I will think about how to do it.

I'm not certain that we need max packet rate option.  Perhaps
--scan-delay is enough, or maybe the max rate option would be a pain
to implement.  But I am definitely warming to the idea of offering a
minimum rate rather than fixed rate.  Or maybe the max scan rate
option would turn out to be more useful than --scan-delay.
--scan-delay is per host, while I imagine that a max packet rate would
cover all hosts being scanned at once by Nmap.  Maybe one could be
used to implement the other.

--scan-delay is per host, but otherwise it is exactly a maximum packet
rate, if you take the inverse of the argument. (E.g., --scan-delay 200
comes to a maximum rate of 5 (= 1 s / 200 ms) per second.) I have been
implementing the fixed-rate scanning as a maximum rate also, because
once you take out other control Nmap will go as fast as it can and all
you have to do is put a cap on it to get a desired rate.
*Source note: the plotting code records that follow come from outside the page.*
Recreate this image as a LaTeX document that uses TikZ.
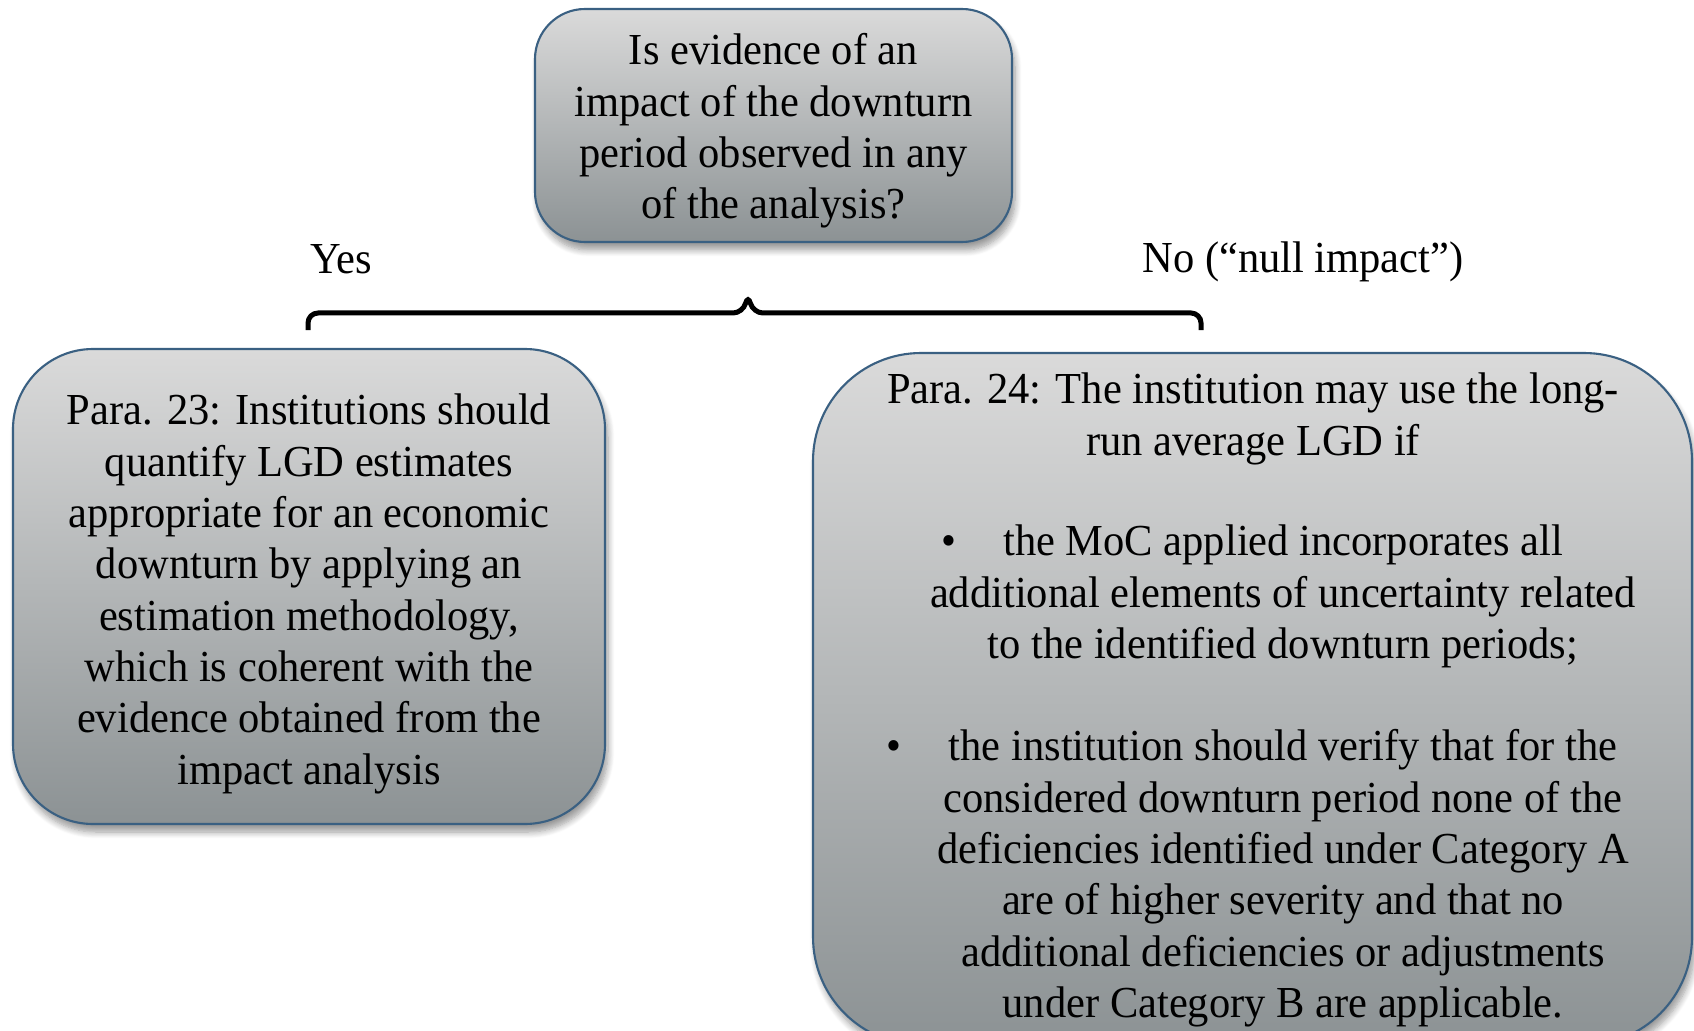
\documentclass[tikz,border=0pt]{standalone}
\usepackage{fontspec}
\setmainfont[FakeStretch=0.96]{Liberation Serif}
\usetikzlibrary{shadows.blur}

\definecolor{boxtop}{RGB}{218,218,218}
\definecolor{boxbottom}{RGB}{140,146,148}
\definecolor{boxedge}{RGB}{58,96,130}

\tikzset{
  greybox/.style={draw=boxedge, line width=0.6pt, top color=boxtop, bottom color=boxbottom,
    rounded corners=#1,
    blur shadow={shadow xshift=0.3mm, shadow yshift=-0.8mm, shadow blur steps=8, shadow opacity=40}},
  bracket/.style={line width=0.5mm, rounded corners=1mm}
}

\begin{document}
\begin{tikzpicture}[x=0.1mm, y=-0.1mm, every node/.style={font=\fontsize{12.6}{14.6}\selectfont, align=center}]
    \useasboundingbox (0,0) rectangle (1694,1030);
    \draw
    (773.5,125.5)node(query)[greybox=5mm, minimum width=47.7mm, minimum height=23.3mm]{}
    (309,586.5)node(yesbox)[greybox=8mm, minimum width=59.2mm, minimum height=47.5mm]{}
    (1252.5,699)node(nobox)[greybox=10.8mm, minimum width=87.9mm, minimum height=69.2mm]{};
    %
    \node(querytext) at (773.5,131){Is evidence of an\\impact of the downturn\\period observed in any\\of the analysis?};
    \node(yestext) at (309,594){Para. 23: Institutions should\\quantify LGD estimates\\appropriate for an economic\\downturn by applying an\\estimation methodology,\\which is coherent with the\\evidence obtained from the\\impact analysis};
    \node(nohead) at (1253,419){Para. 24: The institution may use the long-\\run average LGD if};
    \node(nolist) at (1283,776){\llap{\textbullet\hspace{4.7mm}}the MoC applied incorporates all\\additional elements of uncertainty related\\to the identified downturn periods;\\[14.6pt]\llap{\textbullet\hspace{4.7mm}}the institution should verify that for the\\considered downturn period none of the\\deficiencies identified under Category A\\are of higher severity and that no\\additional deficiencies or adjustments\\under Category B are applicable.};
    \node(yes) at (341,259){Yes};
    \node(no) at (1303,262){No (“null impact”)};
    %
    \coordinate(bl) at (308,330);
    \coordinate(tip) at (748,294);
    \coordinate(br) at (1201,330);
    \draw[bracket] (bl) -- ++(0,-17) -- ++(435,0) -- (tip) -- ++(5,19) -| (br);
\end{tikzpicture}
\end{document}
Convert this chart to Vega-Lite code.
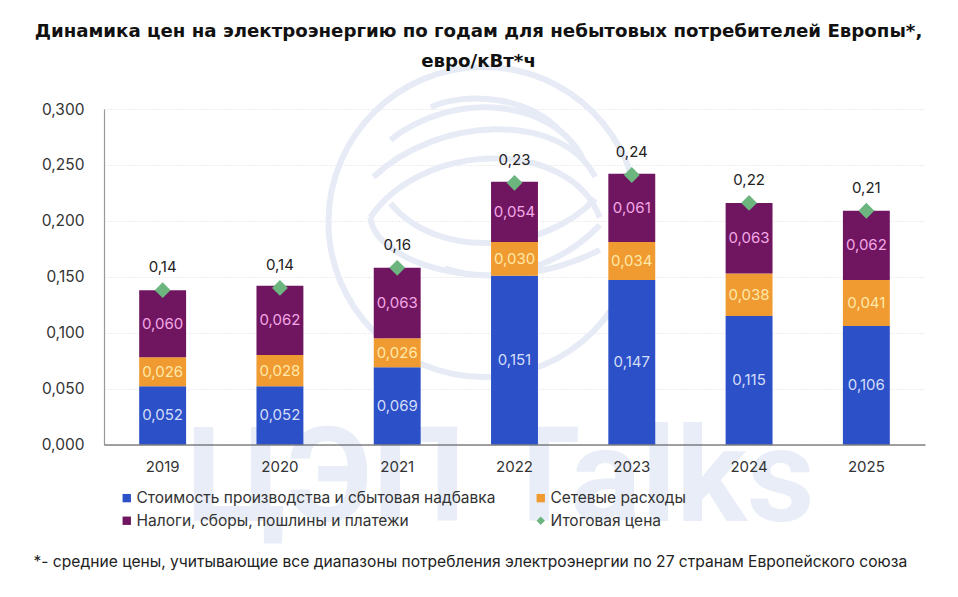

One advantage to using a minimum rather than fixed packet rate option
is that we could potentially add a minimum rate for timing templates
such as -T4 and -T5.  Though that could lead to trouble when we scan
rate-limited hosts (as is commonly encountered with UDP scan).  So I'm
not sure it is a good idea for -T4.

Something to keep in mind about a minimum is that you can't meet it if
you don't have packets to send. At the end of a scan while you're
waiting for probes to time out I think everyone agrees you want your
sending rate to go to zero. (This had me confused for a while with the
fixed-rate scanning, because my average send rates were too low, but I
wasn't accounting for this time out period.) However, you can guarantee
that while there are packets to send, they will be sent at a certain
rate or faster (at least up to the fastest Nmap can go).